WHAT YOU ARE ASKED TO DO
Copy out the lines of the records below, and only those lines, from the one with "Give me the" through the one with "const concentrations = ['0", exactly as they appear.

[Records contained in a dataset]
__________________________________________________
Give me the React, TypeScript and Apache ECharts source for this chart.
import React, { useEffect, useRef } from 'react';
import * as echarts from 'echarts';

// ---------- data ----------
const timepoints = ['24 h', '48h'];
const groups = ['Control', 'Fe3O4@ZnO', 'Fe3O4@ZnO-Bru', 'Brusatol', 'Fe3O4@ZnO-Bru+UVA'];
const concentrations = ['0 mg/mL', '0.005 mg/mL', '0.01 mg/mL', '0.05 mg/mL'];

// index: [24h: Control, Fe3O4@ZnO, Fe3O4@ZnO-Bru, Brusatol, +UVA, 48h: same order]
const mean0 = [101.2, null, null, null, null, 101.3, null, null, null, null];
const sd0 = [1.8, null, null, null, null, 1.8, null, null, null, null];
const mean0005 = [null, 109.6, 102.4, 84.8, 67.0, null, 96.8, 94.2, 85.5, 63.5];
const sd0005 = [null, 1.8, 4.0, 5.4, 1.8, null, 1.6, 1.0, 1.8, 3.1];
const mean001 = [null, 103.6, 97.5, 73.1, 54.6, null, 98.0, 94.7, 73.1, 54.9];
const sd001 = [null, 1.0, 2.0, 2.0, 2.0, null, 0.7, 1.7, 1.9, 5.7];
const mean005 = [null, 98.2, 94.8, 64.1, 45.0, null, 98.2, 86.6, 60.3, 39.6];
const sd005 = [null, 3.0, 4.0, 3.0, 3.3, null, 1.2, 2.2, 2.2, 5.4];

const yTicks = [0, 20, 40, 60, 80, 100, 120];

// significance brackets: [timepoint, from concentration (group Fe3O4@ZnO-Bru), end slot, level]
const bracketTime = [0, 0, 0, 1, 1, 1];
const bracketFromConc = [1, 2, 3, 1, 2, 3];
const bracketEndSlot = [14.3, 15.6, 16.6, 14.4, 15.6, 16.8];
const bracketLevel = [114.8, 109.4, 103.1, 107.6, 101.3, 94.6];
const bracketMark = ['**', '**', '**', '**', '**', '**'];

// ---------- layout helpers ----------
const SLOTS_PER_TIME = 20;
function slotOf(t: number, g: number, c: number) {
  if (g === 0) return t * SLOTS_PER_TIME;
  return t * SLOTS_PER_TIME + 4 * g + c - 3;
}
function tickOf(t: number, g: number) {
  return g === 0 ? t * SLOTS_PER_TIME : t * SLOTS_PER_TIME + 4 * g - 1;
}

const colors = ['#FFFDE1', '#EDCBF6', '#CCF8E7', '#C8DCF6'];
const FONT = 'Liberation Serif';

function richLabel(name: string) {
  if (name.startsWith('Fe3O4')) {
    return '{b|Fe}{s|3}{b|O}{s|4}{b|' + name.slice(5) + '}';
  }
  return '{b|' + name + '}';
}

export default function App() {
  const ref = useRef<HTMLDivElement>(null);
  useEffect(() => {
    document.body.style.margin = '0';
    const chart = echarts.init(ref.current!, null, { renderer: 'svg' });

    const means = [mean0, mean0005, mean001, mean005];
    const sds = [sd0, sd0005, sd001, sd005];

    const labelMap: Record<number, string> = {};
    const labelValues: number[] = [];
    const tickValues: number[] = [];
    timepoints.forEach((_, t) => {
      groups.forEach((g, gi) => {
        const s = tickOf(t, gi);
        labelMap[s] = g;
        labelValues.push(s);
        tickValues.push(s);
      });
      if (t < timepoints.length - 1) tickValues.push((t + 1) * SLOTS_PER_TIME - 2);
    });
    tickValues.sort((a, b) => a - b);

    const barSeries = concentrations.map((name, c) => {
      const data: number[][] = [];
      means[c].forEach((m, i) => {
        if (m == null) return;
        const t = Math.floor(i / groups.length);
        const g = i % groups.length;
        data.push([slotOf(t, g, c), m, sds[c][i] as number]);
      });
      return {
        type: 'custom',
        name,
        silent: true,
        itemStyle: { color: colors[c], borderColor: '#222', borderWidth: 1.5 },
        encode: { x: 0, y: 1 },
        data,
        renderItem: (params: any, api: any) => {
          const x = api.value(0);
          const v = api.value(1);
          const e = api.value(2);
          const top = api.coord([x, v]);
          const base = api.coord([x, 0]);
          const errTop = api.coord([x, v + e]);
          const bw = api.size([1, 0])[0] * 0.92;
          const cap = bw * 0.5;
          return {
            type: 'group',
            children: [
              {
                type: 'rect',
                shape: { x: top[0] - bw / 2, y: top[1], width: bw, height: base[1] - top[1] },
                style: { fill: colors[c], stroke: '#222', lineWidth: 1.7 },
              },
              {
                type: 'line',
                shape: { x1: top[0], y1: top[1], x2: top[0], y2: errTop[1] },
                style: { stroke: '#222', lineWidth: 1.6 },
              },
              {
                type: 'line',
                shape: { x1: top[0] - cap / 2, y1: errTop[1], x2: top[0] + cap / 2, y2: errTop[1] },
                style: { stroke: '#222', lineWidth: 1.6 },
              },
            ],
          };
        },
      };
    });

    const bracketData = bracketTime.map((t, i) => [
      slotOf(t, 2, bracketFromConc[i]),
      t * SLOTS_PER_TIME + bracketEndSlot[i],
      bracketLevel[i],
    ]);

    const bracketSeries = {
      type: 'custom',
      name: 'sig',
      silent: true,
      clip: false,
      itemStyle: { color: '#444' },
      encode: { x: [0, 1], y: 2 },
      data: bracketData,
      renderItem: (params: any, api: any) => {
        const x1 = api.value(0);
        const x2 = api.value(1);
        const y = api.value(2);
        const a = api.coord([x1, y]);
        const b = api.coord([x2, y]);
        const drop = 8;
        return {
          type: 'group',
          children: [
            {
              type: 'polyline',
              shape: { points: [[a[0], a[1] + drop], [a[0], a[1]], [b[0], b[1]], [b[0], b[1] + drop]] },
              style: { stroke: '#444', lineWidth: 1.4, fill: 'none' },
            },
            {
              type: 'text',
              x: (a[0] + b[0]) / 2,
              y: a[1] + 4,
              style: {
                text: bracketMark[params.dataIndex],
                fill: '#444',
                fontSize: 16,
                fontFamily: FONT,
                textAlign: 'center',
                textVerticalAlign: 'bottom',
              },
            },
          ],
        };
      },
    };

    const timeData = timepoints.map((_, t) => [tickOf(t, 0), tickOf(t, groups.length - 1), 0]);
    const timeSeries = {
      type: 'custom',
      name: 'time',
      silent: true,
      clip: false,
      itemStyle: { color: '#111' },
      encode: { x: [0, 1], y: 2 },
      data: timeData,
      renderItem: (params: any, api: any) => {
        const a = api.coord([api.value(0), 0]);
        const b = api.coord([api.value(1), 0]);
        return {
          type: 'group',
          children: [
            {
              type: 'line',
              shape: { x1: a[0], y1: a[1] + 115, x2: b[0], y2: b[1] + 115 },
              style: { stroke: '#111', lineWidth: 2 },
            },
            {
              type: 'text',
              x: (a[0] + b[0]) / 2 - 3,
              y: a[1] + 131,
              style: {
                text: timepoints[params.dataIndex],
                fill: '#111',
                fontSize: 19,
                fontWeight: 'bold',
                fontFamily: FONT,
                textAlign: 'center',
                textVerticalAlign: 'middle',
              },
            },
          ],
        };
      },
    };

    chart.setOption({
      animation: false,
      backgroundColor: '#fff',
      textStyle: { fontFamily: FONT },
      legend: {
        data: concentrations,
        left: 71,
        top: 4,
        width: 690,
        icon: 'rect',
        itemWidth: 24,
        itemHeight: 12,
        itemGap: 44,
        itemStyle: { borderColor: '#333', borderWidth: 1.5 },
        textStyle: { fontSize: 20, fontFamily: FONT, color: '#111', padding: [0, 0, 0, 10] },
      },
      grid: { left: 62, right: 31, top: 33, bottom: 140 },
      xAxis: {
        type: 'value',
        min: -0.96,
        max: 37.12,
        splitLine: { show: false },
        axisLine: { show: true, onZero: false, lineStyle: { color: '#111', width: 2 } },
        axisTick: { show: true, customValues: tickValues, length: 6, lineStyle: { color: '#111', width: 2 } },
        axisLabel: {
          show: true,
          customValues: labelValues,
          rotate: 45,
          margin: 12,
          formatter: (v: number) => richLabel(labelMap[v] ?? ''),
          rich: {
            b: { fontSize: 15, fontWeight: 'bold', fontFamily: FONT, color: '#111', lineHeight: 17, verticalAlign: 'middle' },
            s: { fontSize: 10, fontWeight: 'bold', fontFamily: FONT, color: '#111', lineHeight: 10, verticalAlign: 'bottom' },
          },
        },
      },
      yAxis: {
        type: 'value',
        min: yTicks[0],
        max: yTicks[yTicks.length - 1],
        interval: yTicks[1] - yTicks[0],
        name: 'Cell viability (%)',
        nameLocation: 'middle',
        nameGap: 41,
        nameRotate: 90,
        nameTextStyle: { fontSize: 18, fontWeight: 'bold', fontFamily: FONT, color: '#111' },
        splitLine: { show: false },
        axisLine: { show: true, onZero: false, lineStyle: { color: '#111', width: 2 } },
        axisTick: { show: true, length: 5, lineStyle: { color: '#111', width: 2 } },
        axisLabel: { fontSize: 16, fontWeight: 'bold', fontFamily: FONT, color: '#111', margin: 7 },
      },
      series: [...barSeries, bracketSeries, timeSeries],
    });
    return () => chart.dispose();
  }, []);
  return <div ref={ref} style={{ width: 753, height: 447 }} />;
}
__________________________________________________
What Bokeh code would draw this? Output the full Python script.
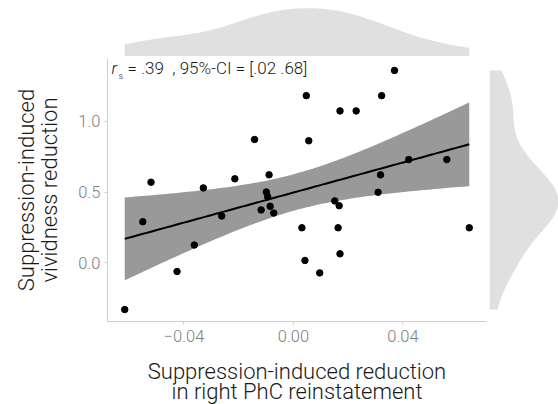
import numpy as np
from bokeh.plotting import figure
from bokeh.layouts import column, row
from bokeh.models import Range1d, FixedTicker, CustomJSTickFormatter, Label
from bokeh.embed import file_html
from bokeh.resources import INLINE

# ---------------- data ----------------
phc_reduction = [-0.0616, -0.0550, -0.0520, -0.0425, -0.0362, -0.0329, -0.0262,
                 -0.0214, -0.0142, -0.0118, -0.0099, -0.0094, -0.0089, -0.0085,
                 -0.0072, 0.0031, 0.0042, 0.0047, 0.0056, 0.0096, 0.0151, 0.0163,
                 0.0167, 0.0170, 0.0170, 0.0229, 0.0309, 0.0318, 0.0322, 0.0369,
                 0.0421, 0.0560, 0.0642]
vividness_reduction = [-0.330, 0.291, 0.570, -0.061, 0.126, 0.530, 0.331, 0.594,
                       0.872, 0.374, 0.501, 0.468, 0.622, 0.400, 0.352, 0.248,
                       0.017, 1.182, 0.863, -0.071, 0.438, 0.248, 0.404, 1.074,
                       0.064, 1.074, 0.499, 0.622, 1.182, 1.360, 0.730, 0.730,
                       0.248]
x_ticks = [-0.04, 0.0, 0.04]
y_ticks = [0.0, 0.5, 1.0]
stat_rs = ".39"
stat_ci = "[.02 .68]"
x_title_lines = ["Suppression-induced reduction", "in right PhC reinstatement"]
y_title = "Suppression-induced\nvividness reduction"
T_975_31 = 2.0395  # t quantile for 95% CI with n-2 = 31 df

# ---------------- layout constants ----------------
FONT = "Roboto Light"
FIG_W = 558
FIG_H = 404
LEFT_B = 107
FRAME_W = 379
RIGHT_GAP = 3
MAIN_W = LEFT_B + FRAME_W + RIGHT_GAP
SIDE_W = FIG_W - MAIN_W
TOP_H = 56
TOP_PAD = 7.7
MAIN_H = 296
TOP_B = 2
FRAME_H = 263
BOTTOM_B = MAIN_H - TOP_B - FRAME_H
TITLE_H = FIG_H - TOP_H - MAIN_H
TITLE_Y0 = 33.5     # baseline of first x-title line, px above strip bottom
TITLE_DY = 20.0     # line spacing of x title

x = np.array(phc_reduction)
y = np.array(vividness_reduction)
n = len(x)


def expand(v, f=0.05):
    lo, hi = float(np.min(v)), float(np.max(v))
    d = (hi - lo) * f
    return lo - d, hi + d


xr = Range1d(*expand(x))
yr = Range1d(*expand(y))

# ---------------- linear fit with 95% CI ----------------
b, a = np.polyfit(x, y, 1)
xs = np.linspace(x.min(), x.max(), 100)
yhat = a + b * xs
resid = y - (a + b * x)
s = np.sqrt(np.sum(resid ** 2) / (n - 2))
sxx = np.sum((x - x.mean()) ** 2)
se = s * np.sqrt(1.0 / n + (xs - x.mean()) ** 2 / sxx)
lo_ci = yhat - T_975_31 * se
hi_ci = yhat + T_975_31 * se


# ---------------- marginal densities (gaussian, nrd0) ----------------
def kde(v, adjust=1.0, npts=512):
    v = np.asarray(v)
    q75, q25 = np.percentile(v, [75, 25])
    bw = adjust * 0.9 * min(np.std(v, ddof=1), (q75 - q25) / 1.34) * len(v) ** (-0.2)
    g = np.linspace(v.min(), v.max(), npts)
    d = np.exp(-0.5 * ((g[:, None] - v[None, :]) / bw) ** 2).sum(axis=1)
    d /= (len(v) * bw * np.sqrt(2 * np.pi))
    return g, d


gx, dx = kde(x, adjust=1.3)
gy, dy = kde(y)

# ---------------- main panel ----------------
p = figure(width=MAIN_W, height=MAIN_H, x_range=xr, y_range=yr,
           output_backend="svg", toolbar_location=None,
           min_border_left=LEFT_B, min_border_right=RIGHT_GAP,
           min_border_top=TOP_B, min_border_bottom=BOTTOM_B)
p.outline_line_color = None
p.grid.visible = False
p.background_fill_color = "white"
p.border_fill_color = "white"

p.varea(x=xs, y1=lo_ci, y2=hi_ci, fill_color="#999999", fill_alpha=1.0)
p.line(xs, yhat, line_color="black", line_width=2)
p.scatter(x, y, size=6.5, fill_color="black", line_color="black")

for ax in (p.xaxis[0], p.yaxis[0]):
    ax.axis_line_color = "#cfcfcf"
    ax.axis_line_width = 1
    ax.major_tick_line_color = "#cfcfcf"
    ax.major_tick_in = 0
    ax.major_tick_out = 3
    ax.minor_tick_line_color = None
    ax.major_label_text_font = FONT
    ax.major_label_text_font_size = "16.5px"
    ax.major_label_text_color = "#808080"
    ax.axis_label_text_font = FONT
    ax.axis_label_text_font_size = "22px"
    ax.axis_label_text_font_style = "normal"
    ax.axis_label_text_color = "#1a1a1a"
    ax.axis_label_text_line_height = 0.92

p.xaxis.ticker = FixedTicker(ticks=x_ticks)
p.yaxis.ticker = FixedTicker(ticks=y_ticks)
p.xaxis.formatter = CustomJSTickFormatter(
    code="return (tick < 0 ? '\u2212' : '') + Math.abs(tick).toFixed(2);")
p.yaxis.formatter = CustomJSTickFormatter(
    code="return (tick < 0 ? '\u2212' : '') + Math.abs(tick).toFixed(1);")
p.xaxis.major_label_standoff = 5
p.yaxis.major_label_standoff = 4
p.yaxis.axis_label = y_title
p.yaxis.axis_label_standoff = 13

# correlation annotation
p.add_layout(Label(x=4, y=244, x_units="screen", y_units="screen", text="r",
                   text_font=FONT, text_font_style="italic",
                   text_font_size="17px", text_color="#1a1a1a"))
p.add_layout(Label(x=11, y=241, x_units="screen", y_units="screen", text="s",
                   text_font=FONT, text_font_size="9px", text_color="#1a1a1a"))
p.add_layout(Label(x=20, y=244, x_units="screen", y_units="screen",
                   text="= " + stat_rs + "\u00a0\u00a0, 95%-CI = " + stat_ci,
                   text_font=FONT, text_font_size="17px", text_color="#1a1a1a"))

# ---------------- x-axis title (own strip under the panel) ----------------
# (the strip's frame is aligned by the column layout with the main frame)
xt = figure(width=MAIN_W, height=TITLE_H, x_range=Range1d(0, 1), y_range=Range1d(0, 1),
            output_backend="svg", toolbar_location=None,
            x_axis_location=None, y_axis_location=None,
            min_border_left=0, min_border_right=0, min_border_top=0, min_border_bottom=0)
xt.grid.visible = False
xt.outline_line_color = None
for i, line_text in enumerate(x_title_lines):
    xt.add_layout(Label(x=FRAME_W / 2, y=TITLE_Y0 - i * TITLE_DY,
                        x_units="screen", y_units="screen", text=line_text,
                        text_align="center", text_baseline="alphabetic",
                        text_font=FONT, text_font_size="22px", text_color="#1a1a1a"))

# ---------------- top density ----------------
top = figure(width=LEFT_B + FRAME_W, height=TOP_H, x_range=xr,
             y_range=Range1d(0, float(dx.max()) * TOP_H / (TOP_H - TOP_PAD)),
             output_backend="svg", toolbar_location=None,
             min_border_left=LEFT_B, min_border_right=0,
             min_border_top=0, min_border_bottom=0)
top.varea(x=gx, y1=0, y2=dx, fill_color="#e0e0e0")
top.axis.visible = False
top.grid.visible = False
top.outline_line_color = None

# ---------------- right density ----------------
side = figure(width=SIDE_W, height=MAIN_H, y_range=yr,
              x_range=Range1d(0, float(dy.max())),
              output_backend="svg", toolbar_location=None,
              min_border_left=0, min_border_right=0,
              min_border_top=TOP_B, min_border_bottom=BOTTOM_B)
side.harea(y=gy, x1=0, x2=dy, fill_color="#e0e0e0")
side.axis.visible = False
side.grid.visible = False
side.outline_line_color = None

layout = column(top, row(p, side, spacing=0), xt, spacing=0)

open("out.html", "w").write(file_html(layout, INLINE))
__________________________________________________
ANSWER
Give me the React, TypeScript and Apache ECharts source for this chart.
import React, { useEffect, useRef } from 'react';
import * as echarts from 'echarts';

// ---------- data ----------
const timepoints = ['24 h', '48h'];
const groups = ['Control', 'Fe3O4@ZnO', 'Fe3O4@ZnO-Bru', 'Brusatol', 'Fe3O4@ZnO-Bru+UVA'];
const concentrations = ['0 mg/mL', '0.005 mg/mL', '0.01 mg/mL', '0.05 mg/mL'];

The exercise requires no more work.